Inclusiveness Matters: A Large-Scale Analysis of User Feedback

In an era of rapidly expanding software usage, catering to the diverse needs of users from various backgrounds has become a critical challenge. Inclusiveness, representing a core human value, is frequently overlooked during software development, leading to user dissatisfaction. Users often engage in discourse on online platforms where they indicate their concerns. In this study, we leverage user feedback from three popular online sources, Reddit, Google Play Store, and Twitter, for 50 of the most popular apps in the world to reveal the inclusiveness-related concerns from end users. Using a Socio-Technical Grounded Theory approach, we analyzed 23,107 posts across the three sources and identified 1,211 inclusiveness related posts. We organize our empirical results in a taxonomy for inclusiveness comprising 6 major categories: Fairness, Technology, Privacy, Demography, Usability, and Other Human Values. To explore automated support to identifying inclusiveness-related posts, we experimented with five state-of-the-art pre-trained large language models (LLMs) and found that these models' effectiveness is high and yet varied depending on the data source. GPT-2 performed best on Reddit, BERT on the Google Play Store, and BART on Twitter. Our study provides an in-depth view of inclusiveness-related user feedback from most popular apps and online sources.
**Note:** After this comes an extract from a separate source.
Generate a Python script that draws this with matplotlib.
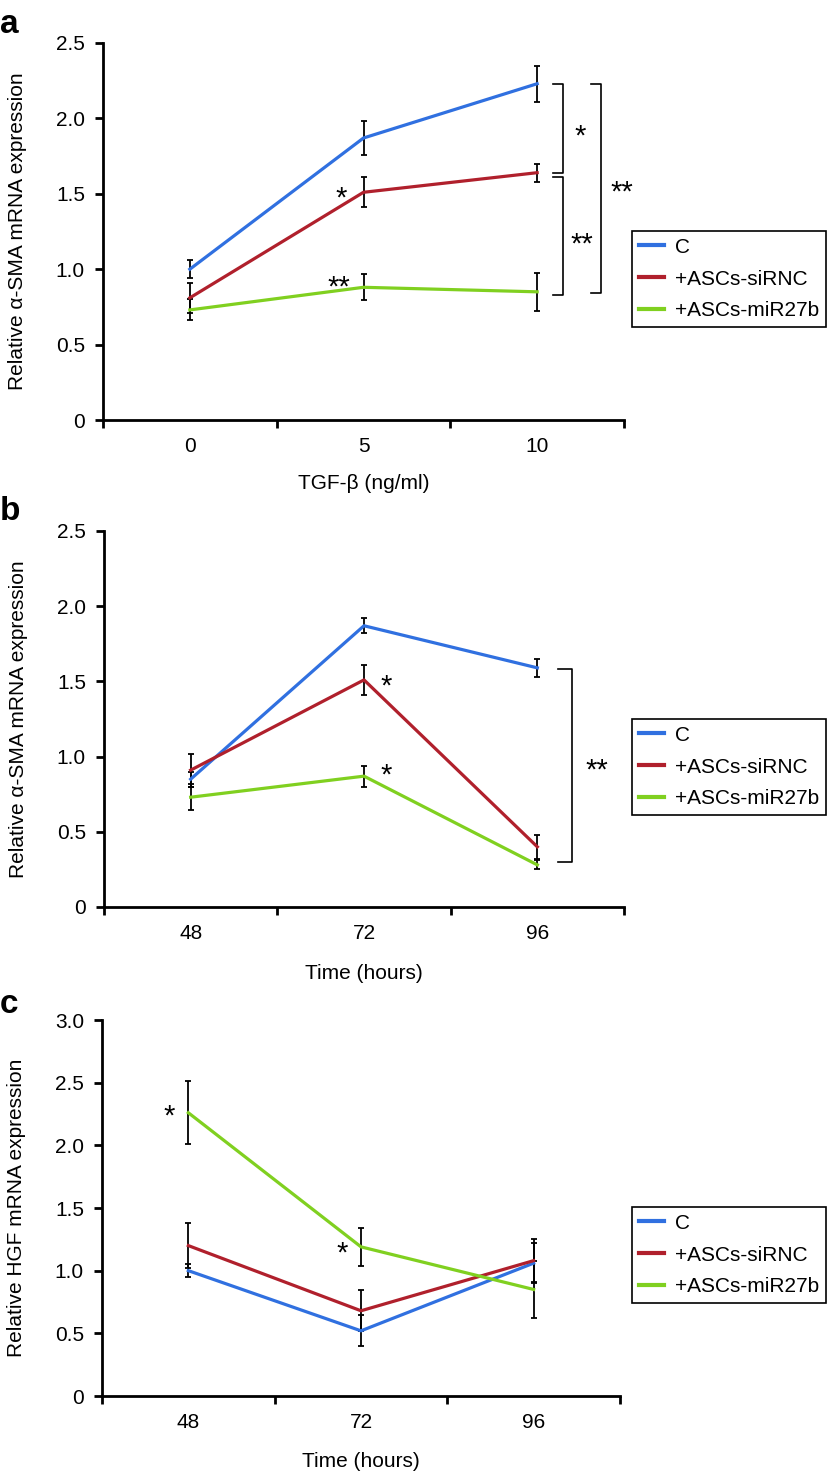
import numpy as np
import matplotlib.pyplot as plt
from matplotlib.ticker import FuncFormatter

plt.rcParams['font.family'] = ['Liberation Sans', 'DejaVu Sans']

groups = ['C', '+ASCs-siRNC', '+ASCs-miR27b']
colors = ['#3070e0', '#b0202c', '#80d020']

# a: alpha-SMA vs TGF-beta dose
tgf_doses = ['0', '5', '10']
sma_tgf_mean = [[1.00, 1.87, 2.23],
                [0.81, 1.51, 1.64],
                [0.73, 0.88, 0.85]]
sma_tgf_err = [[0.06, 0.11, 0.12],
               [0.10, 0.10, 0.06],
               [0.07, 0.085, 0.125]]

# b: alpha-SMA vs time
hours = ['48', '72', '96']
sma_time_mean = [[0.85, 1.87, 1.59],
                 [0.91, 1.51, 0.40],
                 [0.73, 0.87, 0.28]]
sma_time_err = [[0.05, 0.05, 0.06],
                [0.11, 0.10, 0.08],
                [0.085, 0.07, 0.03]]

# c: HGF vs time
hgf_mean = [[1.00, 0.52, 1.06],
            [1.20, 0.68, 1.08],
            [2.26, 1.19, 0.85]]
hgf_err = [[0.05, 0.125, 0.16],
           [0.18, 0.165, 0.17],
           [0.25, 0.15, 0.23]]

W, H = 829, 1472
fig = plt.figure(figsize=(W / 100, H / 100), dpi=100)
FS = 15


def axes_px(left, right, top, bottom):
    return fig.add_axes([left / W, 1 - bottom / H, (right - left) / W, (bottom - top) / H])


def draw_panel(ax, cats, means, errs, ymax, xlabel, ylabel, xlab_y):
    x = np.arange(len(cats))
    for m, e, c, g in zip(means, errs, colors, groups):
        ax.errorbar(x, m, yerr=e, fmt='none', ecolor='black', elinewidth=1.3,
                    capsize=2.5, capthick=1.3, zorder=2, clip_on=False)
        ax.plot(x, m, color=c, lw=2.3, label=g, zorder=3, clip_on=False)
    ax.set_xlim(-0.5, len(cats) - 0.5)
    ax.set_ylim(0, ymax)
    ax.set_yticks(np.arange(0, ymax + 0.01, 0.5))
    ax.yaxis.set_major_formatter(FuncFormatter(lambda v, p: '0' if v == 0 else f'{v:.1f}'))
    ax.set_xticks(np.arange(-0.5, len(cats), 1.0))
    ax.set_xticklabels([])
    ax.set_xticks(x, minor=True)
    ax.set_xticklabels(cats, minor=True)
    ax.tick_params(axis='x', which='major', length=6, width=2, direction='out')
    ax.tick_params(axis='x', which='minor', length=0, pad=12, labelsize=FS)
    ax.tick_params(axis='y', length=6, width=2, pad=7, labelsize=FS)
    for s in ['top', 'right']:
        ax.spines[s].set_visible(False)
    for s in ['left', 'bottom']:
        ax.spines[s].set_linewidth(2)
    ax.set_xlabel(xlabel, fontsize=FS)
    ax.set_ylabel(ylabel, fontsize=FS)
    ax.xaxis.set_label_coords(0.5, xlab_y)
    ax.yaxis.set_label_coords(-0.146, 0.5)


def bracket(ax, x0, x1, y0, y1):
    ax.plot([x0, x1, x1, x0], [y0, y0, y1, y1], color='black', lw=1.2, clip_on=False)


def star(ax, x, y, s, fs=21):
    ax.annotate(s, xy=(x, y), xytext=(0, -0.5 * fs), textcoords='offset points',
                ha='center', va='baseline', fontsize=fs, annotation_clip=False)


def legend(ax, top):
    leg = fig.legend(*ax.get_legend_handles_labels(), loc='upper left',
                     bbox_to_anchor=(632 / W, 1 - top / H), borderaxespad=0,
                     fontsize=FS, handlelength=1.2, handletextpad=0.55,
                     labelspacing=0.62, borderpad=0.32, fancybox=False,
                     edgecolor='black', framealpha=1)
    leg.get_frame().set_linewidth(1.2)
    for h in leg.get_lines():
        h.set_linewidth(3)


# panel a
ax_a = axes_px(103, 624, 43, 420)
draw_panel(ax_a, tgf_doses, sma_tgf_mean, sma_tgf_err, 2.5,
           'TGF-β (ng/ml)', 'Relative α-SMA mRNA expression', -0.143)
star(ax_a, 0.87, sma_tgf_mean[1][1], '*')
star(ax_a, 0.86, 0.92, '**')
bracket(ax_a, 2.09, 2.15, sma_tgf_mean[0][2], sma_tgf_mean[1][2])
bracket(ax_a, 2.09, 2.15, 1.61, 0.83)
bracket(ax_a, 2.31, 2.37, sma_tgf_mean[0][2], 0.84)
star(ax_a, 2.25, 1.92, '*')
star(ax_a, 2.26, 1.21, '**')
star(ax_a, 2.49, 1.55, '**')
legend(ax_a, 231)

# panel b
ax_b = axes_px(104, 624, 531, 907)
draw_panel(ax_b, hours, sma_time_mean, sma_time_err, 2.5,
           'Time (hours)', 'Relative α-SMA mRNA expression', -0.152)
star(ax_b, 1.13, sma_time_mean[1][1], '*')
star(ax_b, 1.13, 0.92, '*')
bracket(ax_b, 2.12, 2.20, 1.58, 0.30)
star(ax_b, 2.345, 0.95, '**')
legend(ax_b, 719)

# panel c
ax_c = axes_px(102, 620, 1020, 1396)
draw_panel(ax_c, hours, hgf_mean, hgf_err, 3.0,
           'Time (hours)', 'Relative HGF mRNA expression', -0.150)
star(ax_c, -0.11, 2.28, '*')
star(ax_c, 0.89, 1.19, '*')
legend(ax_c, 1207)

for lbl, ypx in [('a', 33), ('b', 520), ('c', 1013)]:
    fig.text(0, 1 - ypx / H, lbl, fontsize=24, fontweight='bold', va='baseline', ha='left')

fig.savefig('out.png', dpi=100)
We provide implications and recommendations that can be used to bridge the gap between user expectations and software so that software developers can resonate with the varied and evolving needs of the wide spectrum of users.

翻译：在软件使用快速扩张的时代，满足来自不同背景用户的多样化需求已成为一项关键挑战。包容性作为人类核心价值，在软件开发过程中常被忽视，导致用户不满。用户常在在线平台上展开讨论，表达自己的关切。本研究利用来自Reddit、Google Play商店和Twitter这三个热门在线来源中全球50款最受欢迎应用的用户反馈，揭示终端用户与包容性相关的关切。采用社会技术扎根理论方法，我们分析了来自这三个来源的23,107篇帖子，识别出1,211篇与包容性相关的帖子。我们将实证结果组织成一个包含六大主要类别的包容性分类体系：公平性、技术、隐私、人口统计、可用性及其他人类价值。为探索自动识别包容性相关帖子的支持手段，我们实验了五种最先进的预训练大语言模型（LLMs），发现这些模型的有效性很高，但依数据源不同而有所差异。GPT-2在Reddit上表现最佳，BERT在Google Play商店上表现最佳，BART在Twitter上表现最佳。本研究深入展示了来自最流行应用和在线来源的与包容性相关的用户反馈。我们提供了启示和建议，可用于弥合用户期望与软件之间的差距，从而使软件开发人员能够与广泛用户多样化且不断变化的需求产生共鸣。